Like it or not, we just stepped into a brand New Year. For those who’ve lost an other, a parent, or child the thought of moving ahead is more than layered. The past holds the person who is gone from us and we cling to it fiercely. Though we want and need to move forward, it’s hard not to worry that we will forget the sound of their voice, their scent, the way they hugged, laughed or…sung in the shower. But I don’t think it works that way; the past has a mind of its own.
My once young brother has been gone a very long time. Sometimes I can’t recall the planes of his face or how tall he was but I can still envision his eyes, his pranks and the way he loved anything to do with cars or building radios. We all remember how he would do anything he could think of to tease my father – and it always worked. And that same wise-ass little bro surprised me with a booklet entitled ‘How To Boil Water’ his handwritten engagement joke gift.
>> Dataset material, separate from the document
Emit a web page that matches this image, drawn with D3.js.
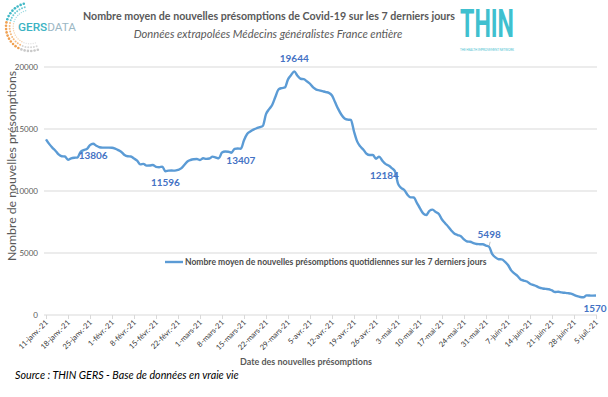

His siblings grew up, married, had kids, and he never was gifted with any of it. A long life is promised to no one. To his family, he will always be frozen in time, a 19 year old boy never to forgotten but not his memory not the stark, raw pain that followed his death. His pictures are a bit faded now, the color a fainter hue but he still exists in spirit. No matter how long he’s gone, he’ll always be my little brother. We never forget; the pain just loses some of its bruising edges.
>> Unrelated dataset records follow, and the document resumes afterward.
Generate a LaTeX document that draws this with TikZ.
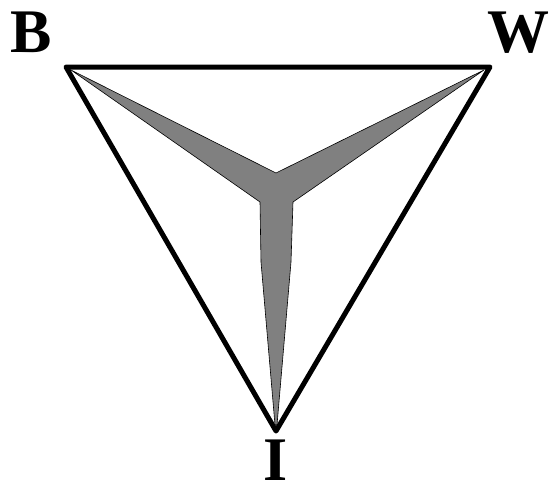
\documentclass[tikz,border=0pt]{standalone}
\usepackage{fontspec}
\setmainfont{Liberation Serif}
\definecolor{figG}{RGB}{128,128,128}

\begin{document}
\begin{tikzpicture}[x=1pt,y=-1pt,lbl/.style={font=\fontsize{62}{62}\selectfont\bfseries,inner sep=0pt}]
\useasboundingbox (0,0) rectangle (551,490);
\coordinate (B) at (66,67); \coordinate (W) at (490,67); \coordinate (I) at (276,431);
\coordinate (C) at (276,173); \coordinate (L) at (260,202); \coordinate (R) at (293,202);
\fill[figG,draw=black,line width=0.6pt] (71,70)--(C)--(484,70)--(R)--(291,262)--(277,425)--(275,425)--(261,262)--(L)--cycle;
\draw[line width=5pt,line join=round] (B)--(W)--(I)--cycle;
\node[lbl] (lB) at (31,32) {B};
\node[lbl] (lW) at (518,33) {W};
\node[lbl] (lI) at (276,460) {I};
\end{tikzpicture}
\end{document}
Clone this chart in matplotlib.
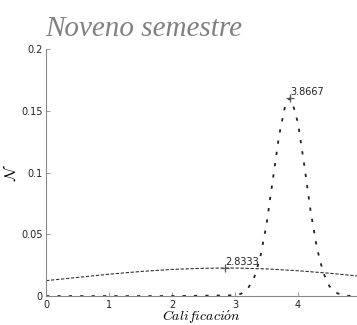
import numpy as np
import matplotlib.pyplot as plt

plt.rcParams['mathtext.fontset'] = 'cm'

# Curva ancha (media 2.8333)
x_ancha = [0.0, 0.5, 1.0, 1.5, 2.0, 2.5, 2.8333, 3.0, 3.5, 4.0, 4.5, 4.94]
y_ancha = [0.0125, 0.0151, 0.0177, 0.0199, 0.0216, 0.0225, 0.0227, 0.0227,
           0.0220, 0.0205, 0.0185, 0.0163]

# Curva estrecha (media 3.8667)
x_estrecha = [0.0, 1.0, 2.0, 3.0, 3.1, 3.2, 3.3, 3.4, 3.5, 3.6, 3.7, 3.8, 3.8667,
              3.9, 4.0, 4.1, 4.2, 4.3, 4.4, 4.5, 4.6, 4.7, 4.8, 4.94]
y_estrecha = [0.0, 0.0, 0.0, 0.0006, 0.0020, 0.0057, 0.0143, 0.031, 0.058, 0.094,
              0.130, 0.155, 0.160, 0.159, 0.140, 0.106, 0.069, 0.039, 0.019,
              0.0079, 0.0028, 0.0009, 0.0002, 0.0]

medias = [2.8333, 3.8667]
picos = [0.0227, 0.160]
etiquetas = ['2.8333', '3.8667']

fig = plt.figure(figsize=(3.57, 3.25), dpi=100)
ax = fig.add_axes([0.129, 0.089, 0.871, 0.760])

ax.plot(x_ancha, y_ancha, color='#333333', linewidth=0.8, linestyle=(0, (3, 1.5)))
ax.plot(x_estrecha, y_estrecha, color='#222222', linewidth=1.3, linestyle=(0, (1.8, 4.5)))

for m, p, t in zip(medias, picos, etiquetas):
    ax.plot(m, p, marker='+', color='#555555', markersize=6, markeredgewidth=0.9)
    ax.text(m + 0.01, p + 0.005, t, fontsize=7, color='#222222', va='center', ha='left')

ax.set_xlim(0, 4.937)
ax.set_ylim(0, 0.2)
ax.set_xticks([0, 1, 2, 3, 4])
ax.set_yticks([0, 0.05, 0.1, 0.15, 0.2])
ax.set_yticklabels(['0', '0.05', '0.1', '0.15', '0.2'])
ax.tick_params(direction='in', length=3, width=0.6, labelsize=7, colors='#888888',
               labelcolor='#222222', pad=2.5)
for s in ['top', 'right']:
    ax.spines[s].set_visible(False)
for s in ['left', 'bottom']:
    ax.spines[s].set_color('#888888')
    ax.spines[s].set_linewidth(0.8)

ax.set_xlabel(r'$Calificaci\acute{o}n$', fontsize=10, labelpad=-0.5)
ax.set_ylabel(r'$\mathcal{N}$', fontsize=11, labelpad=2)

fig.text(0.126, 0.888, 'Noveno semestre', fontsize=21, family='Liberation Serif',
         style='italic', color='#808080', ha='left', va='baseline')

fig.savefig('out.png', dpi=100)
Unlike my brother, my husband died only a year ago and though he certainly wasn’t 19, he was not close to elderly either. The pain of his passing is hardly in the past. The edges have not softened all that much though the holiday just passed was slightly better than last year’s, which was only 6 weeks after he died. I still feel like a newbie on moving-ahead path yet, I’m definitely moving. There’s just no straight path and no matter how many people hold you up, support and encourage you, you are on your own. And sometimes, just when you think you’re on smooth asphalt, you drop like a rock into a pothole. Welcome to reality.
‘They’ say those who’ve gone are still very much present to us; we just can’t see them. Hello? I’m a visual person, not a ouiji board! Still, I’d like to think my brother watches me laughing, knowing I can do MUCH more than boil water. He might even be the culprit for the pictures in my living room always needing to be straightened, a gig he performed often to frustrate my father. I imagine my husband hanging over my shoulder as I try to make his master-chef omelets and could picture him on Christmas chowing down blissfully on my daughter’s famous cupcakes hoping for her weekly delivery. Mostly, I’d like to think he knows that in everything I’ve done this year, I’ve tried to honor him. Growing older without him is not something I look forward to but then, as the joke goes, ‘when I consider the alternative’…..
We’ve just started on the twisty highway marked 2017. If you’re making your way solo, the air seems a little sharper, the sun more glaring. Any numbness or protective fog has passed and ready or not, the only choice we have is to go forward. But, when you consider that not everyone gets that chance, it kind of changes the perspective.
So bring it on, 2017. No, I’m not a transformed person, happily content in my sudden singleness and I certainly wouldn’t have chosen to live without the love of my life. But I have to choose to live each day the way I would have if he were here, maybe even a little better, more aware, and more consciously. Life has a habit of reminding us again and again just how short it is. I’m going to TRY to look at this new year as a new chance to get things right, to make things count, and to make all those I loved who’ve left this world – proud. Thomas Campbell said, “To live on in hearts we leave behind is not to die.” I’m pretty sure our hearts are inhabited by all who’ve touched us and whom we’ve loved. I know, it’s easier to say than feel and see; boy, do I know that.
Maybe I’m just whistling in the new year dark, hoping that our absent loved ones really are by our side.
But, hey, we need all the help we can get.